* Set task
Write out the entire listing below exactly as it appears, minus any pictures.

* Dataset content
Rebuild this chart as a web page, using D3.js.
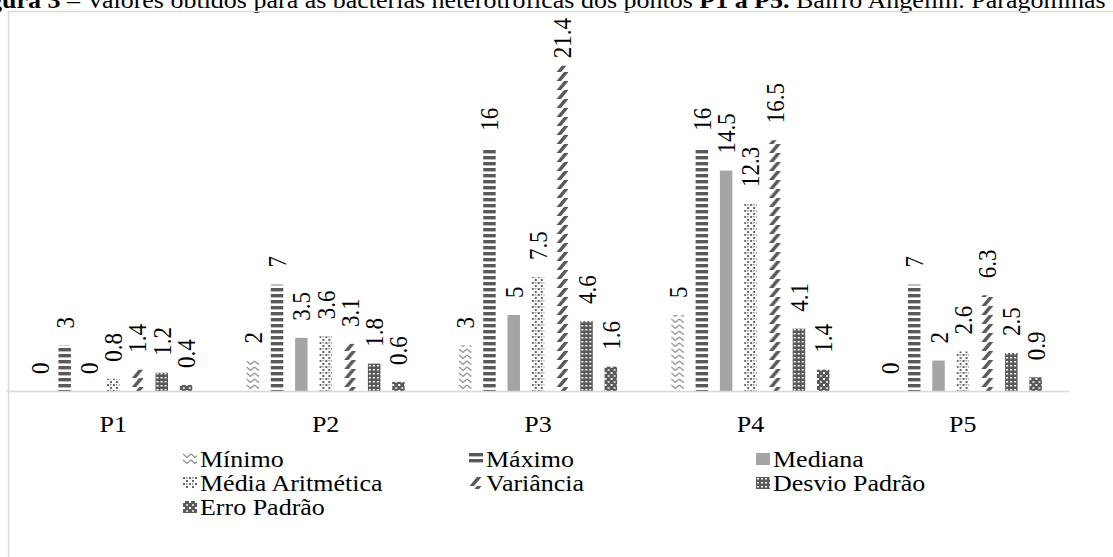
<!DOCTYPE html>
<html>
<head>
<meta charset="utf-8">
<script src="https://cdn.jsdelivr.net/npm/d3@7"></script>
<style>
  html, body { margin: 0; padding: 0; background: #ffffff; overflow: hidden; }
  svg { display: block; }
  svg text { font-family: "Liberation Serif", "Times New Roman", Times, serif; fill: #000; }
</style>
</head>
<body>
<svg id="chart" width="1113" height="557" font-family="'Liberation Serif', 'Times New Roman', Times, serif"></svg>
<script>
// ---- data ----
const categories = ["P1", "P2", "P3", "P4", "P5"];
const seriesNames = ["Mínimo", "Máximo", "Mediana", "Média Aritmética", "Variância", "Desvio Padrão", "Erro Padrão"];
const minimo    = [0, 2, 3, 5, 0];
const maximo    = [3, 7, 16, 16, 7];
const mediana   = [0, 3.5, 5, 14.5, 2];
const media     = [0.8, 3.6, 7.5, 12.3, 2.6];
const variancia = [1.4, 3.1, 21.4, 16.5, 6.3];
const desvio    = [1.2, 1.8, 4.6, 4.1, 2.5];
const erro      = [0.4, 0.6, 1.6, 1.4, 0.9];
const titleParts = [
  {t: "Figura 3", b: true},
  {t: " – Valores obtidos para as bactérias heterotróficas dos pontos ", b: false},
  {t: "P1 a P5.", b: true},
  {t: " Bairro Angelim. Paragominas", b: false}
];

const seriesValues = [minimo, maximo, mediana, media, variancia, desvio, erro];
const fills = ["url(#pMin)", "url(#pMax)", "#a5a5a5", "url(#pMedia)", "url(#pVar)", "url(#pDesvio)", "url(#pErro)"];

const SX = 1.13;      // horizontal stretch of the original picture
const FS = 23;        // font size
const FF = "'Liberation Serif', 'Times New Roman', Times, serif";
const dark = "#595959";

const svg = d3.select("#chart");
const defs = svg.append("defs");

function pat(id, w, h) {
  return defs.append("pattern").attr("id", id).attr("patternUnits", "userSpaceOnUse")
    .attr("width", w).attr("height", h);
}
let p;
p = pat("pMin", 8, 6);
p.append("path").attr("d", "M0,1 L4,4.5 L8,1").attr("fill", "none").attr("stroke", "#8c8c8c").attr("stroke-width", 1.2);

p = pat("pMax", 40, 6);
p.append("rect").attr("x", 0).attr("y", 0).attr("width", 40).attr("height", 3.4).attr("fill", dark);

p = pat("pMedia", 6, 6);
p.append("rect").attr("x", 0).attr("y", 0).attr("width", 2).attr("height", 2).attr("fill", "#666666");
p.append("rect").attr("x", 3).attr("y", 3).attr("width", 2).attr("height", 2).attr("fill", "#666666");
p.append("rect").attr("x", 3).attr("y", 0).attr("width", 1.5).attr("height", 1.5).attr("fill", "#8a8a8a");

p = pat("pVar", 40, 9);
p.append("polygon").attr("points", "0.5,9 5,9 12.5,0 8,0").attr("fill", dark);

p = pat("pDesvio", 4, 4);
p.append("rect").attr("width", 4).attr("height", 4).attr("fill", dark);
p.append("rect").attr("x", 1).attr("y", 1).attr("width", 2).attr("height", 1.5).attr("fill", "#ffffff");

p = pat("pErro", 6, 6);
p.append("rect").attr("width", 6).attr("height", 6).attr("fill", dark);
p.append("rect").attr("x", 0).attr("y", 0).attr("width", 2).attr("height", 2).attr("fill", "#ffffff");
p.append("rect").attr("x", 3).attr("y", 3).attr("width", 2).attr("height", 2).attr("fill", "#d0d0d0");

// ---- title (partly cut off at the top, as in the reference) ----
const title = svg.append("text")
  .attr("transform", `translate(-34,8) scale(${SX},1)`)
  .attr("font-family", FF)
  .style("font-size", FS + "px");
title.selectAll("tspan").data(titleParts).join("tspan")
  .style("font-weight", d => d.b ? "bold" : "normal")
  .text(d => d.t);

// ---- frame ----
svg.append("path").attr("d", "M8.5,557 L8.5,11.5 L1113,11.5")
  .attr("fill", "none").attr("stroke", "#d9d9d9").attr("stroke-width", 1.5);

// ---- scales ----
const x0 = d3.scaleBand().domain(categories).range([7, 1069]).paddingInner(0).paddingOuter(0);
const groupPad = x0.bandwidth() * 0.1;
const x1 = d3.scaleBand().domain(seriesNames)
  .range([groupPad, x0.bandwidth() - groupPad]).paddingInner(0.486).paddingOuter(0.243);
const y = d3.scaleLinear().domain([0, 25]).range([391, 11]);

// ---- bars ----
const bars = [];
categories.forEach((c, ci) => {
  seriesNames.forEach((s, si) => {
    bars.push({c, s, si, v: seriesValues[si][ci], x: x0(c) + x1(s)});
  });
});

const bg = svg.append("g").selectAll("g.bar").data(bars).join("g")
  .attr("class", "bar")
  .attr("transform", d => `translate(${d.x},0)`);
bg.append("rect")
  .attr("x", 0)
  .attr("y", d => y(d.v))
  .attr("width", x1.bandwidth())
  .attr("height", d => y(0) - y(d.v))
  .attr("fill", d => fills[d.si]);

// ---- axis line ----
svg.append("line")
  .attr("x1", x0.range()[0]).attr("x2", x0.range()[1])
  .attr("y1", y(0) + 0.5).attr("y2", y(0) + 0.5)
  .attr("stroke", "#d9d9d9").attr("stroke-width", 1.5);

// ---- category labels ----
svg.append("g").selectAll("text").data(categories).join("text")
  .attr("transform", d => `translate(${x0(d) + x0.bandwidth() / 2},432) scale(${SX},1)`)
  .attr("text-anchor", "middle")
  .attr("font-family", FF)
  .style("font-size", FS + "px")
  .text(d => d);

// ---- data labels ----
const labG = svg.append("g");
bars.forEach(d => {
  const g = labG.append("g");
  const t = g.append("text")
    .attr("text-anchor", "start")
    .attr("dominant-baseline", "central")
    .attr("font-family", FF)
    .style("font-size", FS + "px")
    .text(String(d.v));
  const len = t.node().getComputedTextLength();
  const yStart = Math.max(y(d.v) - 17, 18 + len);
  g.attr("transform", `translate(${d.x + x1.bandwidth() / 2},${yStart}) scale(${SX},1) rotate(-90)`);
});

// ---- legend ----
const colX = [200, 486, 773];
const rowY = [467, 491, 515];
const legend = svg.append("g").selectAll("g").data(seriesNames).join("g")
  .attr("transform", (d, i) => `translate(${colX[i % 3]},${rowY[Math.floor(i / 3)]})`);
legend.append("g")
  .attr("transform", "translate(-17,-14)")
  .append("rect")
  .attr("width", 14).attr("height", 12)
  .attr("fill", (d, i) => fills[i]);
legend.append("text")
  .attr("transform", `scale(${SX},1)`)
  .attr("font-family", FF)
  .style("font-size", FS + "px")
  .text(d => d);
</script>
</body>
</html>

* Answer for the task
Rebuild this chart as a web page, using D3.js.
<!DOCTYPE html>
<html>
<head>
<meta charset="utf-8">
<script src="https://cdn.jsdelivr.net/npm/d3@7"></script>
<style>
  html, body { margin: 0; padding: 0; background: #ffffff; overflow: hidden; }
  svg { display: block; }
  svg text { font-family: "Liberation Serif", "Times New Roman", Times, serif; fill: #000; }
</style>
</head>
<body>
<svg id="chart" width="1113" height="557" font-family="'Liberation Serif', 'Times New Roman', Times, serif"></svg>
<script>
// ---- data ----
const categories = ["P1", "P2", "P3", "P4", "P5"];
const seriesNames = ["Mínimo", "Máximo", "Mediana", "Média Aritmética", "Variância", "Desvio Padrão", "Erro Padrão"];
const minimo    = [0, 2, 3, 5, 0];
const maximo    = [3, 7, 16, 16, 7];
const mediana   = [0, 3.5, 5, 14.5, 2];
const media     = [0.8, 3.6, 7.5, 12.3, 2.6];
const variancia = [1.4, 3.1, 21.4, 16.5, 6.3];
const desvio    = [1.2, 1.8, 4.6, 4.1, 2.5];
const erro      = [0.4, 0.6, 1.6, 1.4, 0.9];
const titleParts = [
  {t: "Figura 3", b: true},
  {t: " – Valores obtidos para as bactérias heterotróficas dos pontos ", b: false},
  {t: "P1 a P5.", b: true},
  {t: " Bairro Angelim. Paragominas", b: false}
];

const seriesValues = [minimo, maximo, mediana, media, variancia, desvio, erro];
const fills = ["url(#pMin)", "url(#pMax)", "#a5a5a5", "url(#pMedia)", "url(#pVar)", "url(#pDesvio)", "url(#pErro)"];

const SX = 1.13;      // horizontal stretch of the original picture
const FS = 23;        // font size
const FF = "'Liberation Serif', 'Times New Roman', Times, serif";
const dark = "#595959";

const svg = d3.select("#chart");
const defs = svg.append("defs");

function pat(id, w, h) {
  return defs.append("pattern").attr("id", id).attr("patternUnits", "userSpaceOnUse")
    .attr("width", w).attr("height", h);
}
let p;
p = pat("pMin", 8, 6);
p.append("path").attr("d", "M0,1 L4,4.5 L8,1").attr("fill", "none").attr("stroke", "#8c8c8c").attr("stroke-width", 1.2);

p = pat("pMax", 40, 6);
p.append("rect").attr("x", 0).attr("y", 0).attr("width", 40).attr("height", 3.4).attr("fill", dark);

p = pat("pMedia", 6, 6);
p.append("rect").attr("x", 0).attr("y", 0).attr("width", 2).attr("height", 2).attr("fill", "#666666");
p.append("rect").attr("x", 3).attr("y", 3).attr("width", 2).attr("height", 2).attr("fill", "#666666");
p.append("rect").attr("x", 3).attr("y", 0).attr("width", 1.5).attr("height", 1.5).attr("fill", "#8a8a8a");

p = pat("pVar", 40, 9);
p.append("polygon").attr("points", "0.5,9 5,9 12.5,0 8,0").attr("fill", dark);

p = pat("pDesvio", 4, 4);
p.append("rect").attr("width", 4).attr("height", 4).attr("fill", dark);
p.append("rect").attr("x", 1).attr("y", 1).attr("width", 2).attr("height", 1.5).attr("fill", "#ffffff");

p = pat("pErro", 6, 6);
p.append("rect").attr("width", 6).attr("height", 6).attr("fill", dark);
p.append("rect").attr("x", 0).attr("y", 0).attr("width", 2).attr("height", 2).attr("fill", "#ffffff");
p.append("rect").attr("x", 3).attr("y", 3).attr("width", 2).attr("height", 2).attr("fill", "#d0d0d0");

// ---- title (partly cut off at the top, as in the reference) ----
const title = svg.append("text")
  .attr("transform", `translate(-34,8) scale(${SX},1)`)
  .attr("font-family", FF)
  .style("font-size", FS + "px");
title.selectAll("tspan").data(titleParts).join("tspan")
  .style("font-weight", d => d.b ? "bold" : "normal")
  .text(d => d.t);

// ---- frame ----
svg.append("path").attr("d", "M8.5,557 L8.5,11.5 L1113,11.5")
  .attr("fill", "none").attr("stroke", "#d9d9d9").attr("stroke-width", 1.5);

// ---- scales ----
const x0 = d3.scaleBand().domain(categories).range([7, 1069]).paddingInner(0).paddingOuter(0);
const groupPad = x0.bandwidth() * 0.1;
const x1 = d3.scaleBand().domain(seriesNames)
  .range([groupPad, x0.bandwidth() - groupPad]).paddingInner(0.486).paddingOuter(0.243);
const y = d3.scaleLinear().domain([0, 25]).range([391, 11]);

// ---- bars ----
const bars = [];
categories.forEach((c, ci) => {
  seriesNames.forEach((s, si) => {
    bars.push({c, s, si, v: seriesValues[si][ci], x: x0(c) + x1(s)});
  });
});

const bg = svg.append("g").selectAll("g.bar").data(bars).join("g")
  .attr("class", "bar")
  .attr("transform", d => `translate(${d.x},0)`);
bg.append("rect")
  .attr("x", 0)
  .attr("y", d => y(d.v))
  .attr("width", x1.bandwidth())
  .attr("height", d => y(0) - y(d.v))
  .attr("fill", d => fills[d.si]);

// ---- axis line ----
svg.append("line")
  .attr("x1", x0.range()[0]).attr("x2", x0.range()[1])
  .attr("y1", y(0) + 0.5).attr("y2", y(0) + 0.5)
  .attr("stroke", "#d9d9d9").attr("stroke-width", 1.5);

// ---- category labels ----
svg.append("g").selectAll("text").data(categories).join("text")
  .attr("transform", d => `translate(${x0(d) + x0.bandwidth() / 2},432) scale(${SX},1)`)
  .attr("text-anchor", "middle")
  .attr("font-family", FF)
  .style("font-size", FS + "px")
  .text(d => d);

// ---- data labels ----
const labG = svg.append("g");
bars.forEach(d => {
  const g = labG.append("g");
  const t = g.append("text")
    .attr("text-anchor", "start")
    .attr("dominant-baseline", "central")
    .attr("font-family", FF)
    .style("font-size", FS + "px")
    .text(String(d.v));
  const len = t.node().getComputedTextLength();
  const yStart = Math.max(y(d.v) - 17, 18 + len);
  g.attr("transform", `translate(${d.x + x1.bandwidth() / 2},${yStart}) scale(${SX},1) rotate(-90)`);
});

// ---- legend ----
const colX = [200, 486, 773];
const rowY = [467, 491, 515];
const legend = svg.append("g").selectAll("g").data(seriesNames).join("g")
  .attr("transform", (d, i) => `translate(${colX[i % 3]},${rowY[Math.floor(i / 3)]})`);
legend.append("g")
  .attr("transform", "translate(-17,-14)")
  .append("rect")
  .attr("width", 14).attr("height", 12)
  .attr("fill", (d, i) => fills[i]);
legend.append("text")
  .attr("transform", `scale(${SX},1)`)
  .attr("font-family", FF)
  .style("font-size", FS + "px")
  .text(d => d);
</script>
</body>
</html>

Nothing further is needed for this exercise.